Saturday, October 26, 2019 began with the western two-thirds of Middle Tennessee under a Wind Advisory. A tightening pressure gradient, due to an approaching low pressure system (remnants of Tropical Storm Olga), produced wind gusts of 40+ mph in many locations. As the remnant tropical low approached from the south, reports of widespread wind damage were arriving out of north Mississippi and western Tennessee. Near the center of low pressure, a localized area of intense winds around 5 to 10 miles wide developed.
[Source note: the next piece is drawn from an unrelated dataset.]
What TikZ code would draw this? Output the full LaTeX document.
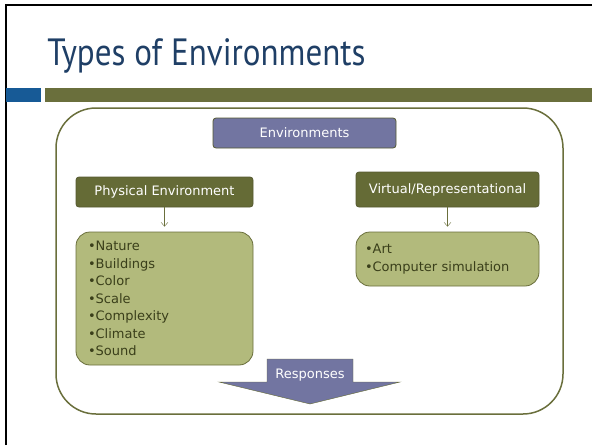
\documentclass[tikz,border=0pt]{standalone}
\usepackage{fontspec}
\setmainfont{DejaVu Sans}
\newfontfamily\titlefont{PT Sans}
\usetikzlibrary{arrows.meta}
\definecolor{titleblue}{HTML}{1F3F66}
\definecolor{barblue}{HTML}{175A96}
\definecolor{barolive}{HTML}{6A6F3C}
\definecolor{darkolive}{HTML}{656B36}
\definecolor{lightolive}{HTML}{B2BA7C}
\definecolor{slate}{HTML}{7275A1}
\definecolor{listtext}{HTML}{3A3F1A}

\begin{document}
\begin{tikzpicture}[x=1pt,y=-1pt,>={Straight Barb[length=4pt,width=7pt]},thick]
\tikzset{HeadStyle/.style = {draw=barolive!80!black,rounded corners=3pt,
                             fill=darkolive,text=white,
                             font=\fontsize{13}{15}\selectfont},
         TopStyle/.style  = {HeadStyle,fill=slate},
         ListStyle/.style = {draw=barolive,rounded corners=14pt,
                             fill=lightolive,text=listtext,align=left,
                             font=\fontsize{13}{17.5}\selectfont}}
\useasboundingbox (0,0) rectangle (592,445);
% slide frame and bars
\draw[line width=2pt] (6,445) -- (6,5) -- (592,5);
\fill[barblue] (6,88) rectangle (41,102);
\fill[barolive] (45,88) rectangle (592,102);
\node[anchor=base west,text=titleblue,inner sep=0pt]
  (title) at (47,65) {\scalebox{0.87}[1]{\titlefont\fontsize{38}{40}\selectfont Types of Environments}};
% outer box
\draw[barolive,line width=1.5pt,rounded corners=40pt] (56,108) rectangle (563,414);
% heads
\node[TopStyle,minimum width=183pt,minimum height=30pt] (env) at (304.5,133) {Environments};
\node[HeadStyle,minimum width=177pt,minimum height=30pt] (phys) at (164.5,192) {Physical Environment};
\node[HeadStyle,minimum width=183pt,minimum height=35pt] (virt) at (447.5,189.5) {Virtual/Representational};
% lists
\node[ListStyle,minimum width=177pt,minimum height=133pt,text width=153pt] (physlist) at (164.5,298.5)
  {•Nature\\•Buildings\\•Color\\•Scale\\•Complexity\\•Climate\\•Sound};
\node[ListStyle,minimum width=183pt,minimum height=54pt,text width=165pt] (virtlist) at (447.5,259)
  {•Art\\•Computer simulation};
\draw[->,barolive,thin,shorten >=5pt] (phys) -- (physlist);
\draw[->,barolive,thin,shorten >=5pt] (virt) -- (virtlist);
% responses arrow
\draw[draw=darkolive,fill=slate,thin] (267,359) -- (353,359) -- (353,382) -- (400,382)
  -- (310,404) -- (219,382) -- (267,382) -- cycle;
\node[text=white,font=\fontsize{13}{15}\selectfont] (resp) at (310,375) {Responses};
\end{tikzpicture}
\end{document}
These winds were not run-of-the-mill, thunderstorm-caused severe wind gusts, but hurricane-like severe winds driven by pressure falls near the center of former Tropical Storm Olga, and were accompanied by only light to moderate rain with no lightning or thunder.

By 2:30 PM CDT, video footage of tractor trailers blown over on I-40 E was rolling in. That footage helped to verify a strong wind core, as seen by KHPX and KOHX, racing northeast into western Middle Tennessee. This prompted a severe thunderstorm warning (for winds est. 70 mph) for Humphreys, Dickson, Houston, Stewart, and Montgomery counties. Though winds of 100+ mph were being sampled by the HPX radar site around 2,000-3,500 feet, it is believed that these speeds did not reach the surface. Regardless, severe winds estimated between 70 and 90 mph did reach ground level and produced widespread damage across western Middle Tennessee. For example, portions of the Clarksville Airport and Clarksville Speedway were affected and over 40,000+ power outages occurred in and around Clarksville alone. Other locations from northwest Perry County across central Humphreys County, eastern Houston County, and western Montgomery County experienced widespread downed trees and power lines, along with some minor structural damage to homes and a few house fires. Many residents were without power for 1 to 2 weeks.

This event goes to show that high winds, whether they are from a thunderstorm or an area of low pressure, can produce impressive damage regardless of how it was actually generated.